* REQUEST *
Repeat every line of the data exactly, but not the pictures.

* PROVIDED DATA *
=====

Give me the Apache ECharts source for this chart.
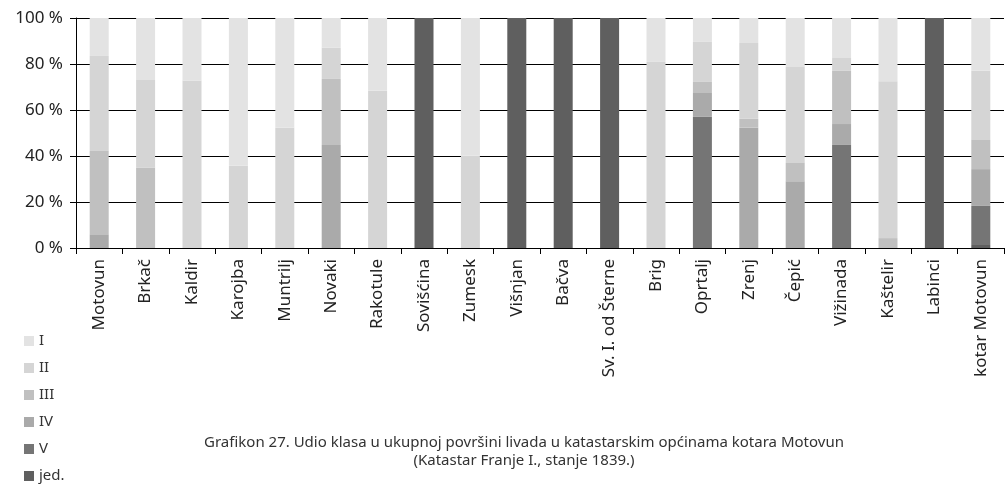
<!DOCTYPE html>
<html>
<head>
<meta charset="utf-8">
<script src="https://cdn.jsdelivr.net/npm/echarts@6/dist/echarts.min.js"></script>
<style>
  html, body { margin: 0; padding: 0; background: #fff; }
  #chart { width: 1005px; height: 485px; }
</style>
</head>
<body>
<div id="chart"></div>
<script>
const categories = [
  "Motovun", "Brkač", "Kaldir", "Karojba", "Muntrilj", "Novaki", "Rakotule",
  "Sovišćina", "Zumesk", "Višnjan", "Bačva", "Sv. I. od Šterne", "Brig",
  "Oprtalj", "Zrenj", "Čepić", "Vižinada", "Kaštelir", "Labinci", "kotar Motovun"
];

// shares in percent
const jed      = [0, 0, 0, 0, 0, 0, 0, 100, 0, 100, 100, 100, 0, 0, 0, 0, 0, 0, 100, 1.3];
const klasaV   = [0, 0, 0, 0, 0, 0, 0, 0, 0, 0, 0, 0, 0, 57.0, 0, 0, 44.8, 0, 0, 17.0];
const klasaIV  = [5.7, 0, 0, 0, 0, 44.8, 0, 0, 0, 0, 0, 0, 0, 10.4, 52.3, 29.0, 9.1, 0, 0, 16.0];
const klasaIII = [36.5, 35.0, 0, 0, 0, 28.7, 0, 0, 0, 0, 0, 0, 0, 4.8, 3.9, 8.0, 23.1, 4.3, 0, 12.7];
const klasaII  = [41.3, 38.0, 72.8, 35.8, 52.3, 13.6, 68.4, 0, 40.1, 0, 0, 0, 80.9, 17.4, 32.9, 41.7, 5.6, 68.2, 0, 30.1];
const klasaI   = [16.5, 27.0, 27.2, 64.2, 47.7, 12.9, 31.6, 0, 59.9, 0, 0, 0, 19.1, 10.4, 10.9, 21.3, 17.4, 27.5, 0, 22.9];

const legendOrder = ["I", "II", "III", "IV", "V", "jed."];
const yTicks = [0, 20, 40, 60, 80, 100];

const FONT = "Noto Sans";

const chart = echarts.init(document.getElementById("chart"), null, { renderer: "canvas" });

function bar(name, data, color) {
  return {
    name: name,
    type: "bar",
    stack: "total",
    barWidth: 19,
    itemStyle: { color: color },
    emphasis: { disabled: true },
    data: data,
  };
}

const option = {
  backgroundColor: "#fff",
  animation: false,
  title: {
    text: "Grafikon 27. Udio klasa u ukupnoj površini livada u katastarskim općinama kotara Motovun\n(Katastar Franje I., stanje 1839.)",
    left: 519,
    top: 429,
    textAlign: "center",
    textStyle: {
      fontFamily: FONT,
      fontSize: 15,
      fontWeight: "normal",
      color: "#333",
      lineHeight: 18,
      align: "center",
    },
  },
  legend: {
    data: legendOrder,
    orient: "vertical",
    left: 24,
    top: 333,
    padding: 0,
    height: 160,
    itemWidth: 10,
    itemHeight: 10,
    itemGap: 11,
    icon: "rect",
    textStyle: {
      fontFamily: FONT,
      fontSize: 15,
      lineHeight: 16,
      color: "#333",
    },
  },
  grid: {
    left: 76,
    right: 1,
    top: 18,
    bottom: 237,
    containLabel: false,
  },
  xAxis: {
    type: "category",
    data: categories,
    axisLine: { lineStyle: { color: "#000", width: 1 } },
    axisTick: { show: true, length: 6, lineStyle: { color: "#000" } },
    axisLabel: {
      interval: 0,
      rotate: 90,
      margin: 11,
      fontFamily: FONT,
      fontSize: 17,
      color: "#222",
    },
  },
  yAxis: {
    type: "value",
    min: 0,
    max: 100,
    interval: 20,
    axisLine: { show: true, lineStyle: { color: "#000", width: 1 } },
    axisTick: { show: true, length: 6, lineStyle: { color: "#000" } },
    splitLine: { show: true, lineStyle: { color: "#000", width: 1 } },
    axisLabel: {
      margin: 13,
      fontFamily: FONT,
      fontSize: 17,
      color: "#222",
      formatter: (v) => (yTicks.includes(v) ? v + " %" : ""),
    },
  },
  series: [
    bar("jed.", jed, "#5f5f5f"),
    bar("V", klasaV, "#757575"),
    bar("IV", klasaIV, "#aaaaaa"),
    bar("III", klasaIII, "#c0c0c0"),
    bar("II", klasaII, "#d5d5d5"),
    bar("I", klasaI, "#e3e3e3"),
  ],
};

chart.setOption(option);
</script>
</body>
</html>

=====

* FULL ANSWER *
Give me the Apache ECharts source for this chart.
<!DOCTYPE html>
<html>
<head>
<meta charset="utf-8">
<script src="https://cdn.jsdelivr.net/npm/echarts@6/dist/echarts.min.js"></script>
<style>
  html, body { margin: 0; padding: 0; background: #fff; }
  #chart { width: 1005px; height: 485px; }
</style>
</head>
<body>
<div id="chart"></div>
<script>
const categories = [
  "Motovun", "Brkač", "Kaldir", "Karojba", "Muntrilj", "Novaki", "Rakotule",
  "Sovišćina", "Zumesk", "Višnjan", "Bačva", "Sv. I. od Šterne", "Brig",
  "Oprtalj", "Zrenj", "Čepić", "Vižinada", "Kaštelir", "Labinci", "kotar Motovun"
];

// shares in percent
const jed      = [0, 0, 0, 0, 0, 0, 0, 100, 0, 100, 100, 100, 0, 0, 0, 0, 0, 0, 100, 1.3];
const klasaV   = [0, 0, 0, 0, 0, 0, 0, 0, 0, 0, 0, 0, 0, 57.0, 0, 0, 44.8, 0, 0, 17.0];
const klasaIV  = [5.7, 0, 0, 0, 0, 44.8, 0, 0, 0, 0, 0, 0, 0, 10.4, 52.3, 29.0, 9.1, 0, 0, 16.0];
const klasaIII = [36.5, 35.0, 0, 0, 0, 28.7, 0, 0, 0, 0, 0, 0, 0, 4.8, 3.9, 8.0, 23.1, 4.3, 0, 12.7];
const klasaII  = [41.3, 38.0, 72.8, 35.8, 52.3, 13.6, 68.4, 0, 40.1, 0, 0, 0, 80.9, 17.4, 32.9, 41.7, 5.6, 68.2, 0, 30.1];
const klasaI   = [16.5, 27.0, 27.2, 64.2, 47.7, 12.9, 31.6, 0, 59.9, 0, 0, 0, 19.1, 10.4, 10.9, 21.3, 17.4, 27.5, 0, 22.9];

const legendOrder = ["I", "II", "III", "IV", "V", "jed."];
const yTicks = [0, 20, 40, 60, 80, 100];

const FONT = "Noto Sans";

const chart = echarts.init(document.getElementById("chart"), null, { renderer: "canvas" });

function bar(name, data, color) {
  return {
    name: name,
    type: "bar",
    stack: "total",
    barWidth: 19,
    itemStyle: { color: color },
    emphasis: { disabled: true },
    data: data,
  };
}

const option = {
  backgroundColor: "#fff",
  animation: false,
  title: {
    text: "Grafikon 27. Udio klasa u ukupnoj površini livada u katastarskim općinama kotara Motovun\n(Katastar Franje I., stanje 1839.)",
    left: 519,
    top: 429,
    textAlign: "center",
    textStyle: {
      fontFamily: FONT,
      fontSize: 15,
      fontWeight: "normal",
      color: "#333",
      lineHeight: 18,
      align: "center",
    },
  },
  legend: {
    data: legendOrder,
    orient: "vertical",
    left: 24,
    top: 333,
    padding: 0,
    height: 160,
    itemWidth: 10,
    itemHeight: 10,
    itemGap: 11,
    icon: "rect",
    textStyle: {
      fontFamily: FONT,
      fontSize: 15,
      lineHeight: 16,
      color: "#333",
    },
  },
  grid: {
    left: 76,
    right: 1,
    top: 18,
    bottom: 237,
    containLabel: false,
  },
  xAxis: {
    type: "category",
    data: categories,
    axisLine: { lineStyle: { color: "#000", width: 1 } },
    axisTick: { show: true, length: 6, lineStyle: { color: "#000" } },
    axisLabel: {
      interval: 0,
      rotate: 90,
      margin: 11,
      fontFamily: FONT,
      fontSize: 17,
      color: "#222",
    },
  },
  yAxis: {
    type: "value",
    min: 0,
    max: 100,
    interval: 20,
    axisLine: { show: true, lineStyle: { color: "#000", width: 1 } },
    axisTick: { show: true, length: 6, lineStyle: { color: "#000" } },
    splitLine: { show: true, lineStyle: { color: "#000", width: 1 } },
    axisLabel: {
      margin: 13,
      fontFamily: FONT,
      fontSize: 17,
      color: "#222",
      formatter: (v) => (yTicks.includes(v) ? v + " %" : ""),
    },
  },
  series: [
    bar("jed.", jed, "#5f5f5f"),
    bar("V", klasaV, "#757575"),
    bar("IV", klasaIV, "#aaaaaa"),
    bar("III", klasaIII, "#c0c0c0"),
    bar("II", klasaII, "#d5d5d5"),
    bar("I", klasaI, "#e3e3e3"),
  ],
};

chart.setOption(option);
</script>
</body>
</html>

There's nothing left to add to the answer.